The Court of Appeal concluded that it was not conceivable that, if the practice of C&C  had been carried on by an unincorporated partnership, B could have claimed not to be a partner, as she had signed up to the partnership agreement, which gave her significant rights of participation in running the firm.  Therefore she was not a worker.

The territorial jurisdiction point

On the territorial jurisdiction point, the Court of Appeal held that B did have jurisdiction to bring her sex discrimination claim, as her connection with GB was "sufficiently strong". 

C&C had argued that the Supreme Court's decision in Ravat v Halliburton Manufacturing and Services Ltd (2012) requires an expat employee to show a stronger connection with GB than the country in which they work if they are to bring a claim in GB.  However, the Court of Appeal rejected this, explaining that this will only be the case where an individual works wholly abroad.  In those circumstances there is a strong presumption that Parliament did not intend the UK courts to have jurisdiction, and the claimant will need to identify factors that are sufficiently powerful to displace that presumption.

However where, as in this case, the claimant lives and/or works for part of the time in GB, all that is required if for the Tribunal to satisfy themselves that the connection with GB is "sufficiently strong to enable it to be said that Parliament would have regarded it as appropriate for the tribunal to deal with the claim".

In this case, the Tribunal had been entitled to find that B had sufficiently strong connections with the UK given that she worked partly in Great Britain and had administrative support here, the LLP Agreement was governed by English law, she agreed budgets with her partners in London, time recording and invoicing was done through C&Cs systems in Great Britain, she appeared on the Law Society's list of solicitors as a member of C&C and was referred to as a member of C&C in its press releases.


This is the first case which considers whether LLP members can be workers.  The decision will come as a welcome relief for partnerships, as the EAT's decision had left the door open for equity partners to pursue a range of employment claims.

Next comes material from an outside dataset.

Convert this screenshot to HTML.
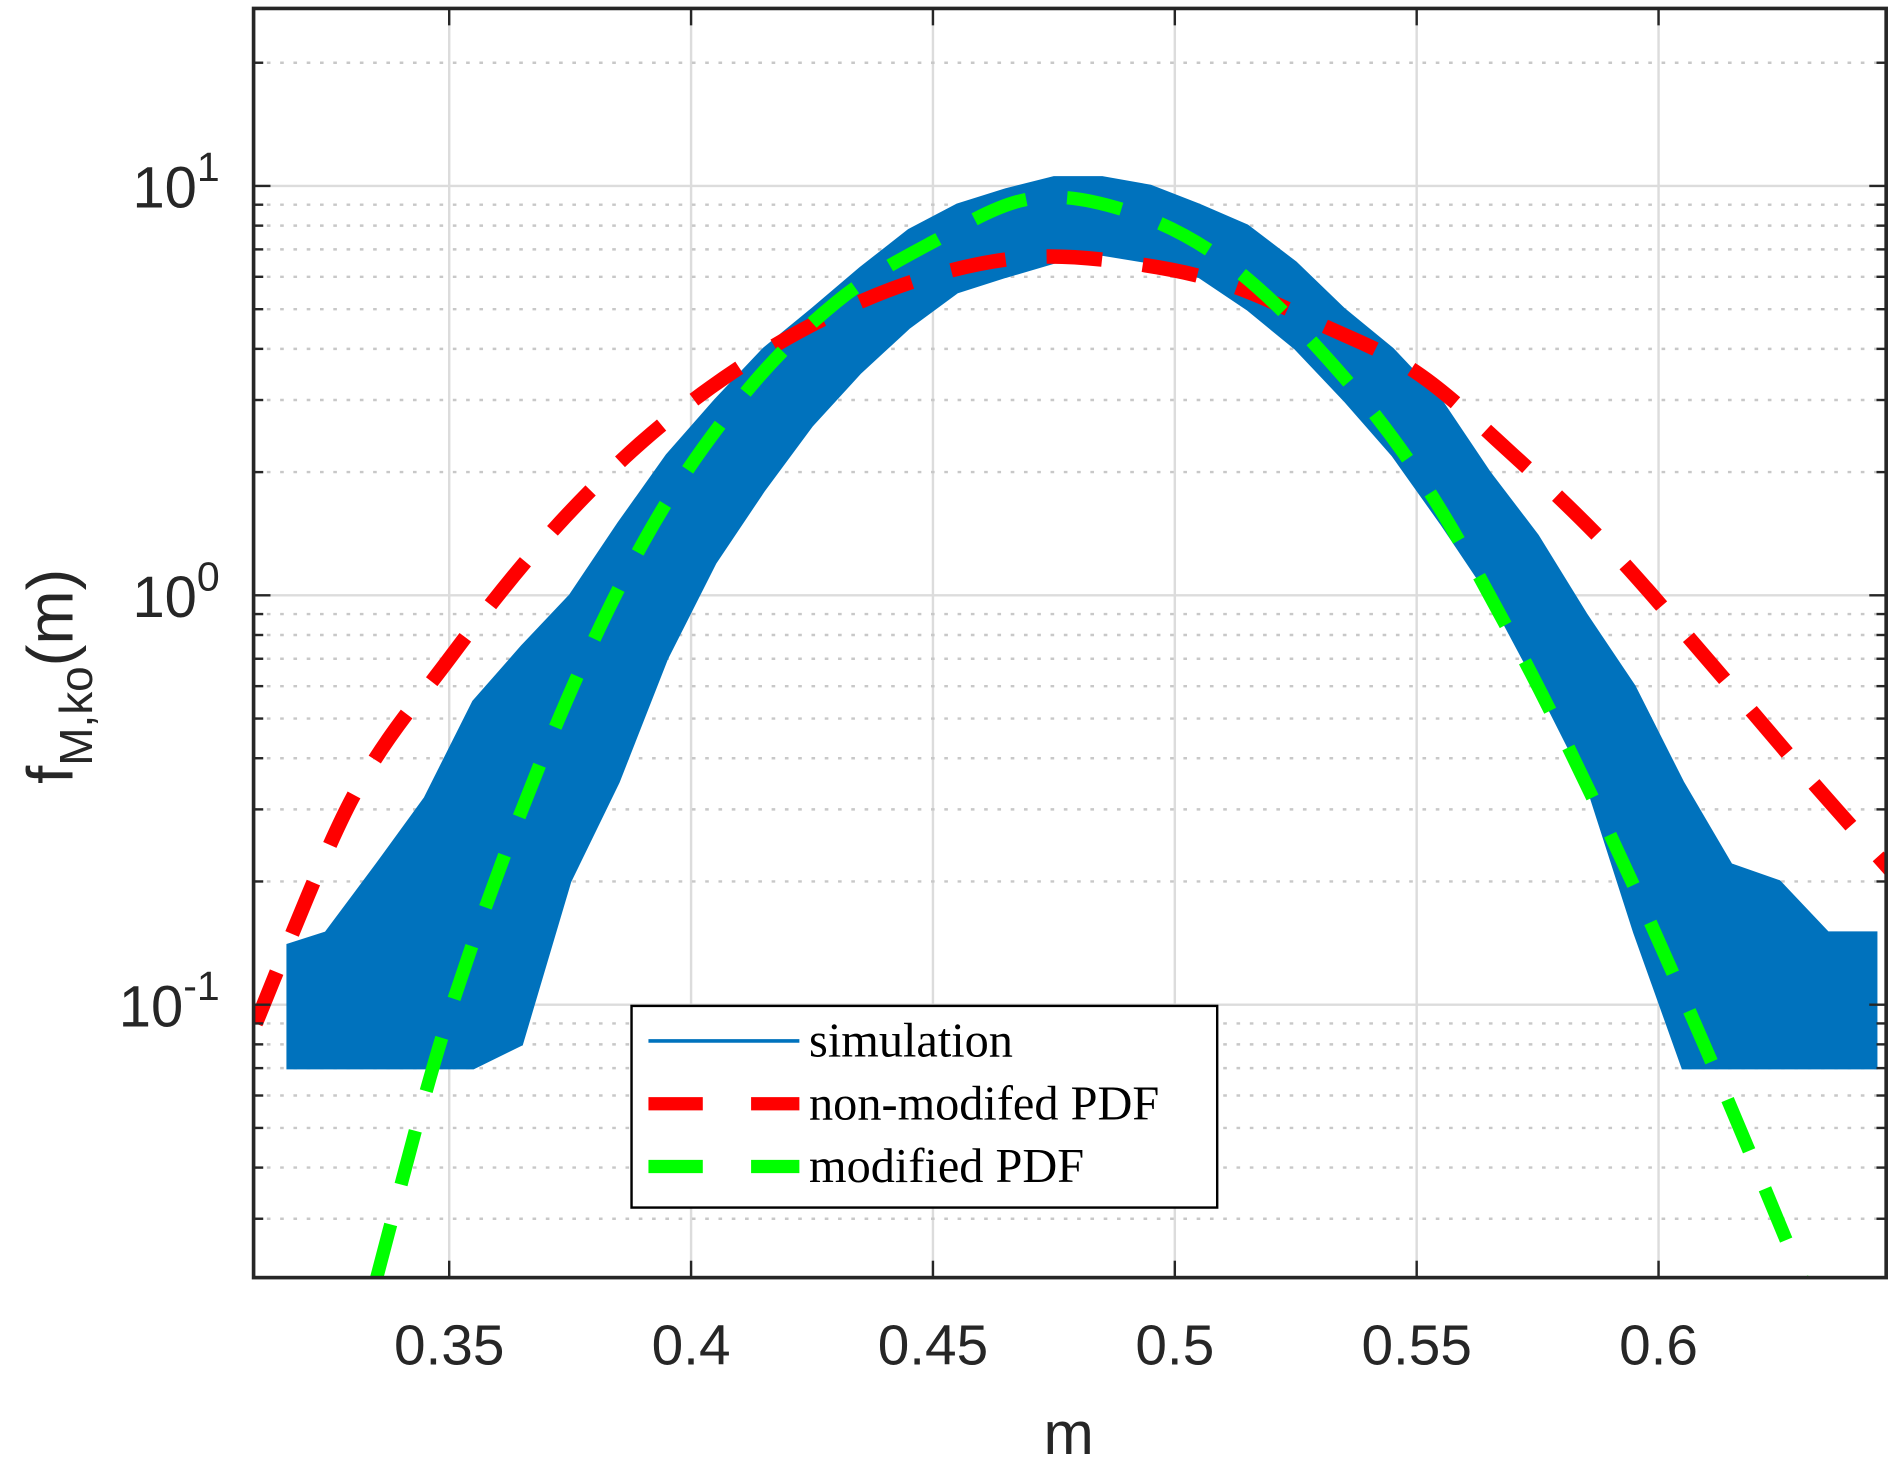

The Court of Appeal's decision on the territorial jurisdiction point is also of interest.  The Equality Act contains no provisions which set out the territorial scope of discrimination law and until we have authoritative case law, the position is uncertain.  The present case confirms that where the test developed in the line of cases starting with Lawson v Serco is satisfied, the Tribunal will have jurisdiction to hear a discrimination claim.  However, the Court of Appeal left open the possibility that the Tribunal might have a wider jurisdiction in discrimination cases, to give effect to European law. 

We understand that both parties are considering appealing this decision, so the Court of Appeal's decision may not be the last word on these issues.